A ce sujet, la Cour de justice de l’Union Européenne a affirmé que le contrôle de la gestion « repose sur la constatation d’un contrôle actif de la gestion de l’organisme concerné de nature à créer une dépendance de cet organisme à l’égard des pouvoirs publics, équivalente à celle qui existe lorsque l’un des deux autres critères alternatifs est rempli, ce qui est susceptible de permettre aux pouvoirs publics d’influencer les décisions dudit organisme en matière de marchés publics » (CJUE 3 février 2021, Federazione Italiana Giuoco Calcio).
En réalité, on apprécie de manière casuistique le contrôle de gestion : l’analyse porte sur le pouvoir concret que l’administration peut exercer sur les choix de gestion de l’organisme. En matière d’assurance, il faudra ainsi que l’action de l’autorité publique ait une incidence directe sur la passation des contrats d’assurances par l’organisme, ou du moins sur sa politique en matière de marchés.
Si votre société, organisme ou association répond à ces critères, ce dernier est automatiquement soumis à l’obligation de publicité et de mise en concurrence de ses marchés d’assurance.
Comme évoqué précédemment, l’intervention de l’UE en matière de qualification des contrats d’assurances, a contraint les personnes publiques, mais aussi certains groupes privés, à devoir respecter une procédure de publicité et mise en concurrence préalables pour s’assurer.
A noter que le premier seuil de mise en concurrence est fixé à 40.000 euros HT de sorte que tout contrat de valeur inférieure peut être conclu de gré à gré.
Cette législation d’origine européenne permet, en principe, de garantir la transparence des marchés, la libre concurrence entre les acteurs et l’utilisation efficace des ressources du pouvoir adjudicateur.
Lorsque la qualification de pouvoir adjudicateur est retenue, le régime de passation des contrats prévu par le code de la commande publique est applicable. Les trois règles spécifiques suivantes nous paraissent être des plus importantes.
Tout d’abord, l’acheteur ne peut favoriser une technique de distribution spécifique du contrat d’assurance ni privilégier certains intervenants : la règle est celle de la concurrence. De ce fait, l’acheteur peut décider de se faire assister par un conseil afin d’élaborer, négocier et conclure le contrat d’assurance. La rémunération du conseil devra être supportée par l’acheteur (circulaire du 24 décembre 2007 relatif à la passation des marchés publics d’assurances).

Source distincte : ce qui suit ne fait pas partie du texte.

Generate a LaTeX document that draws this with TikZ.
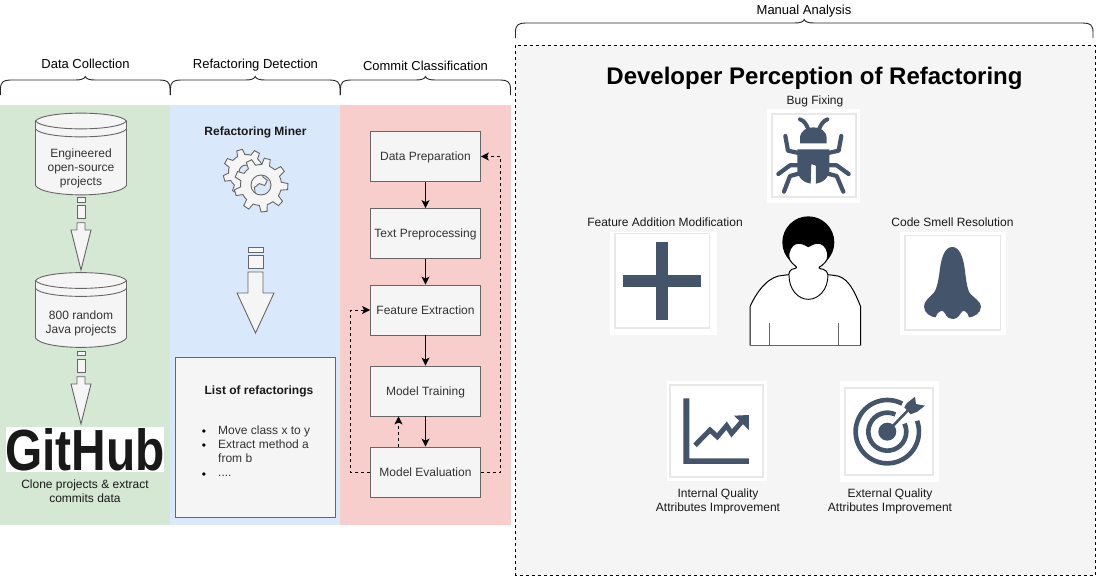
\documentclass[tikz,border=0pt]{standalone}
\usepackage{fontspec}
\setmainfont{Liberation Sans}
\usetikzlibrary{arrows.meta}
\definecolor{pgreen}{HTML}{D5E8D4}
\definecolor{pblue}{HTML}{DAE8FC}
\definecolor{pred}{HTML}{F8CECC}
\definecolor{pgrey}{HTML}{F5F5F5}
\definecolor{pstroke}{HTML}{666666}
\definecolor{ptext}{HTML}{333333}
\definecolor{navy}{HTML}{44546A}
\definecolor{frameg}{HTML}{E8E8E8}
\tikzset{
  txt/.style={font=\fontsize{12}{14}\selectfont,align=center,inner sep=0pt,text=#1},
  txt/.default=black!90,
  hdr/.style={font=\fontsize{13}{15}\selectfont,align=center,inner sep=0pt,text=black},
  shapeg/.style={fill=pgrey,draw=pstroke,line width=0.9pt},
  stepbox/.style={shapeg,minimum width=110pt,minimum height=50pt,inner sep=0pt,text height=9pt,text depth=1pt,font=\fontsize{12}{14}\selectfont,text=ptext},
  flow/.style={line width=1pt,-{Stealth[length=8pt,width=8pt,inset=2pt]}},
  loopback/.style={line width=0.9pt,dash pattern=on 3pt off 3pt,-{Stealth[length=8pt,width=8pt,inset=2pt]}},
  brace/.style={draw=black!85,line width=0.9pt},
  iconline/.style={draw=navy,line cap=round,line join=round},
}
% brace: x0 x1 ytop ybottom
\newcommand{\brc}[4]{%
  \pgfmathsetmacro{\cxx}{(#1+#2)/2}%
  \draw[brace] (#1,#4) -- (#1,#3+9) .. controls (#1,#3+2) and (#1+3,#3) .. (#1+10,#3)
    -- (\cxx-10,#3) .. controls (\cxx-4,#3) and (\cxx-1,#3-1) .. (\cxx,#3-3.5)
    .. controls (\cxx+1,#3-1) and (\cxx+4,#3) .. (\cxx+10,#3)
    -- (#2-10,#3) .. controls (#2-3,#3) and (#2,#3+2) .. (#2,#3+9) -- (#2,#4);}
% datastore: x0 x1 ytop ybottom
\newcommand{\dstore}[4]{%
  \draw[shapeg] (#1,#3+8) .. controls (#1+8,#3-2.5) and (#2-8,#3-2.5) .. (#2,#3+8)
    -- (#2,#4-10) .. controls (#2-8,#4+2.5) and (#1+8,#4+2.5) .. (#1,#4-10) -- cycle;
  \draw[shapeg,fill=none] (#1,#3+8) .. controls (#1+8,#3+18.5) and (#2-8,#3+18.5) .. (#2,#3+8);
  \draw[shapeg,fill=none] (#1,#3+16) .. controls (#1+8,#3+26.5) and (#2-8,#3+26.5) .. (#2,#3+16);}
% dashed block arrow: cx halfshaft halfhead y1 y2 y3 y4 y5 y6, tip in \arrtip
\newcommand{\blockarr}[9]{%
  \draw[shapeg] (#1-#2,#4) rectangle (#1+#2,#5);
  \draw[shapeg] (#1-#2,#6) rectangle (#1+#2,#7);
  \draw[shapeg,line join=miter] (#1-#2,#8) -- (#1+#2,#8) -- (#1+#2,#9) -- (#1+#3,#9) -- (#1,\arrtip) -- (#1-#3,#9) -- (#1-#2,#9) -- cycle;}
% gear builder: cx cy Router Rinner teeth rot; result in \gp
\newcommand{\gpt}[2]{%
  \pgfmathsetmacro{\ax}{\gcx+(#1)*cos(#2)}%
  \pgfmathsetmacro{\ay}{\gcy+(#1)*sin(#2)}%
  \xdef\gp{\gp -- (\ax,\ay)}}
\newcommand{\buildgear}[6]{%
  \def\gcx{#1}\def\gcy{#2}%
  \pgfmathsetmacro{\stp}{360/#5}%
  \pgfmathsetmacro{\ax}{#1+#4*cos(#6)}%
  \pgfmathsetmacro{\ay}{#2+#4*sin(#6)}%
  \xdef\gp{(\ax,\ay)}%
  \foreach \k in {1,...,#5}{%
    \gpt{#4}{#6+(\k-1)*\stp+0.18*\stp}%
    \gpt{#3}{#6+(\k-1)*\stp+0.30*\stp}%
    \gpt{#3}{#6+(\k-1)*\stp+0.62*\stp}%
    \gpt{#4}{#6+(\k-1)*\stp+0.74*\stp}%
    \gpt{#4}{#6+\k*\stp}%
  }%
  \xdef\gp{\gp -- cycle}}
\begin{document}
\begin{tikzpicture}[x=1pt,y=-1pt]
\useasboundingbox (0,0) rectangle (1096,576);
% panels
\fill[pgreen] (0,105) rectangle (170,525);
\fill[pblue] (170,105) rectangle (340,525);
\fill[pred] (340,105) rectangle (511,525);
\draw[fill=pgrey,draw=black,line width=0.9pt,dash pattern=on 3pt off 3pt] (515.5,45) rectangle (1095,575);
% braces + headers
\brc{0.5}{170}{80}{95}
\brc{170.5}{340}{80}{95}
\brc{340.5}{510.5}{80}{95}
\brc{515.5}{1093}{23}{38}
\node[hdr] (hdc) at (85.5,64) {Data Collection};
\node[hdr] (hrd) at (255.5,65.5) {Refactoring Detection};
\node[hdr] (hcc) at (425.5,65.5) {Commit Classification};
\node[hdr] (hma) at (804,11.5) {Manual Analysis};
% data collection
\dstore{35.5}{126.5}{113}{195.5}
\node[txt=ptext] (eng) at (81,168) {Engineered\\open-source\\projects};
\def\arrtip{270}
\blockarr{81}{4}{10}{197.5}{202}{205.7}{218}{222.7}{230}
\dstore{35.5}{126.5}{272.5}{348}
\node[txt=ptext] (rnd) at (81,323) {800 random\\Java projects};
\def\arrtip{424}
\blockarr{81}{4}{10}{351.7}{355.7}{359}{372}{376.7}{384}
\fill[white] (6,427) rectangle (164,471.7);
\node[inner sep=0pt,text=black!90,text height=42pt,text depth=0pt] (gh) at (85,449) {\scalebox{0.825}[1]{\fontsize{58}{58}\selectfont\bfseries GitHub}};
\node[txt] (cln) at (85,491) {Clone projects \& extract\\commits data};
% refactoring detection
\node[txt,font=\fontsize{12}{14}\selectfont\bfseries] (rm) at (255.5,132) {Refactoring Miner};
\buildgear{246}{172}{23}{17.5}{8}{8}
\draw[shapeg,even odd rule] \gp (246,172) circle[radius=7];
\buildgear{261}{185}{27}{20.5}{9}{-15}
\draw[shapeg,even odd rule] \gp (261,185) circle[radius=10];
\def\arrtip{333}
\blockarr{255.5}{7.5}{18.5}{247}{252}{255}{268}{272}{293}
\draw[shapeg] (175.5,357.5) rectangle (335.5,517);
\node[txt,font=\fontsize{12}{14}\selectfont\bfseries] (lst) at (259,391) {List of refactorings};
\node[txt=ptext,align=left,anchor=north west] (it1) at (218,426) {Move class x to y\\Extract method a\\from b\\....};
\node[txt=black] (b1) at (204,433) {•};
\node[txt=black] (b2) at (204,447) {•};
\node[txt=black] (b3) at (204,476) {•};
% classification
\node[stepbox] (dp) at (425.5,156.5) {Data Preparation};
\node[stepbox] (tp) at (425.5,233.5) {Text Preprocessing};
\node[stepbox] (fe) at (425.5,310) {Feature Extraction};
\node[stepbox] (mt) at (425.5,391) {Model Training};
\node[stepbox] (me) at (425.5,472) {Model Evaluation};
\draw[flow] (dp) -- (tp);
\draw[flow] (tp) -- (fe);
\draw[flow] (fe) -- (mt);
\draw[flow] (mt) -- (me);
\coordinate (rr) at (500.5,300);
\coordinate (ll) at (350.5,400);
\coordinate (uu) at (398.5,447);
\draw[loopback] (me.east) -- (rr |- me.east) -- (rr |- dp.east) -- (dp.east);
\draw[loopback] (me.west) -- (ll |- me.west) -- (ll |- fe.west) -- (fe.west);
\draw[loopback] (uu) -- (uu |- mt.south);
% manual analysis
\node[font=\fontsize{24}{28}\selectfont\bfseries,inner sep=0pt,text=black] (ttl) at (814.5,78) {Developer Perception of Refactoring};
\node[txt] (lbug) at (815,101) {Bug Fixing};
\node[txt] (lfa) at (665,222) {Feature Addition Modification};
\node[txt] (lcs) at (952.5,222) {Code Smell Resolution};
\node[txt] (liq) at (718,501) {Internal Quality\\Attributes Improvement};
\node[txt] (leq) at (890,501) {External Quality\\Attributes Improvement};
% icon tiles
\fill[white] (767,109) rectangle (860,203);
\draw[frameg,line width=1.6pt] (772,114) rectangle (856,197);
\fill[white] (610,231.5) rectangle (716.5,335);
\draw[frameg,line width=1.6pt] (615,233.5) rectangle (709.5,328);
\fill[white] (900,231.5) rectangle (1006,335);
\draw[frameg,line width=1.6pt] (905,235.5) rectangle (1000.5,330);
\fill[white] (667,381) rectangle (767,481);
\draw[frameg,line width=1.6pt] (670,385) rectangle (763,477);
\fill[white] (840,381) rectangle (938.5,482);
\draw[frameg,line width=1.6pt] (845,388) rectangle (933,475);
% bug (zoom coordinates)
\begin{scope}[shift={(740,90)},x=0.3333pt,y=-0.3333pt]
  \fill[navy] (180,160) -- (180,145) .. controls (180,122) and (200,112) .. (220,112)
     .. controls (240,112) and (260,122) .. (260,145) -- (260,160) -- cycle;
  \fill[navy] (172,178) -- (268,178) -- (268,240) .. controls (268,262) and (250,278) .. (228,281)
     -- (228,228) -- (214,222) -- (212,281) .. controls (190,278) and (172,262) .. (172,240) -- cycle;
  \fill[white] (217,224) -- (225,224) -- (225,281) -- (217,281) -- cycle;
  \draw[iconline,line width=4pt,fill=none] (180,88) .. controls (193,92) and (200,105) .. (205,118);
  \draw[iconline,line width=4pt,fill=none] (262,88) .. controls (250,92) and (242,105) .. (237,118);
  \draw[iconline,line width=4.2pt,fill=none] (136,138) -- (144,182) -- (180,190);
  \draw[iconline,line width=4.2pt,fill=none] (304,138) -- (296,182) -- (260,190);
  \draw[iconline,line width=4.2pt,fill=none] (115,252) -- (150,226) -- (180,226);
  \draw[iconline,line width=4.2pt,fill=none] (326,252) -- (290,226) -- (260,226);
  \draw[iconline,line width=4.2pt,fill=none] (132,305) -- (150,258) -- (180,250);
  \draw[iconline,line width=4.2pt,fill=none] (310,305) -- (290,258) -- (260,250);
\end{scope}
% plus
\fill[navy] (656,241.5) rectangle (668,320);
\fill[navy] (622.5,275) rectangle (701,287);
% nose
\begin{scope}[shift={(890,210)},x=0.3333pt,y=-0.3333pt]
  \fill[navy] (187,111) .. controls (165,111) and (155,140) .. (150,175)
    .. controls (146,210) and (140,240) .. (130,250)
    .. controls (115,265) and (102,275) .. (102,290)
    .. controls (102,310) and (125,322) .. (137,322)
    .. controls (140,305) and (160,295) .. (165,310)
    .. controls (170,322) and (178,327) .. (187,327)
    .. controls (198,327) and (205,322) .. (212,310)
    .. controls (218,295) and (234,305) .. (237,322)
    .. controls (250,322) and (273,310) .. (273,290)
    .. controls (273,275) and (250,262) .. (240,250)
    .. controls (232,240) and (228,210) .. (224,175)
    .. controls (219,140) and (208,111) .. (187,111) -- cycle;
\end{scope}
% person
\begin{scope}[shift={(740,205)},x=0.3333pt,y=-0.3333pt]
  \fill[black] (205,112) circle[radius=78];
  \draw[black,line width=1pt,fill=white]
    (30,422) -- (30,305) .. controls (55,250) and (90,212) .. (130,211) -- (146,209)
    .. controls (150,200) and (148,197) .. (155,193) .. controls (172,190) and (172,187) .. (165,182)
    .. controls (150,170) and (145,160) .. (147,145) .. controls (150,125) and (165,112) .. (180,115)
    .. controls (192,117) and (200,122) .. (205,125) .. controls (210,122) and (218,117) .. (230,115)
    .. controls (245,112) and (260,125) .. (263,145) .. controls (265,160) and (260,170) .. (245,182)
    .. controls (232,188) and (236,191) .. (250,193) .. controls (260,197) and (260,200) .. (264,209)
    -- (280,211) .. controls (320,212) and (340,250) .. (362,305) -- (362,422);
  \draw[black,line width=0.9pt] (147,210) .. controls (147,255) and (175,283) .. (205,283) .. controls (235,283) and (264,255) .. (264,210);
  \draw[pstroke,line width=1pt] (87,355) -- (87,422);
  \draw[pstroke,line width=1pt] (295,355) -- (295,422);
  \draw[pstroke,line width=1.5pt] (30,422) -- (362,422);
\end{scope}
% chart + target
\begin{scope}[shift={(660,375)},x=0.3333pt,y=-0.3333pt]
  \fill[navy] (70,70) -- (88,70) -- (88,250) -- (267,250) -- (267,267) -- (70,267) -- cycle;
  \draw[iconline,line width=5pt,line cap=butt,line join=miter,fill=none] (105,211) -- (150,165) -- (172,185) -- (200,152) -- (215,175) -- (250,135);
  \fill[navy] (222,122) -- (267,120) -- (267,165) -- cycle;
  \coordinate (tc) at (682,170);
  \draw[navy,line width=4.6pt] (tc) ++(-62:95) arc[start angle=-62,end angle=-380,radius=95];
  \draw[navy,line width=4.6pt] (tc) ++(-65:57) arc[start angle=-65,end angle=-385,radius=57];
  \fill[navy] (tc) circle[radius=27];
  \draw[navy,line width=2.6pt] (tc) -- (745,105);
  \fill[navy] (733,97) -- (740,85) -- (765,65) -- (768,87) -- (795,92) -- (772,110) -- (752,118) -- cycle;
\end{scope}
\end{tikzpicture}
\end{document}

Ensuite, certains documents devront être apportés par les soumissionnaires (entreprises et intermédiaires d’assurances) conformément au code de la commande publique. Ce dernier prévoit qu’il doit exister autant de documents que d’acteurs concernés par l’offre : par exemple, s’agissant des renseignements, les documents de renseignement de la société d’assurance et de son potentiel intermédiaire d’assurance seront exigés.
Enfin, la durée du marché diverge également du droit commun. En effet, la durée du marché doit être fixée en fonction de la nature des prestations, pour une durée raisonnable et en satisfaisant à l’exigence d’une remise en concurrence périodique. La reconduction du marché comporte nécessairement un écrit et le code de la commande publique dispose que le titulaire du marché ne peut refuser la reconduction, sauf clause contraire.
Ainsi, il est essentiel de s’intéresser à la qualité de son organisme afin de se conformer au régime et pratiques juridiques applicables. D’autant qu’il existe bien d’autres spécificités creusant un écart toujours plus grand entre le droit commun et les exigences du droit de la commande publique (procédure applicable, seuils, procédure négociée ou appel d’offres,…).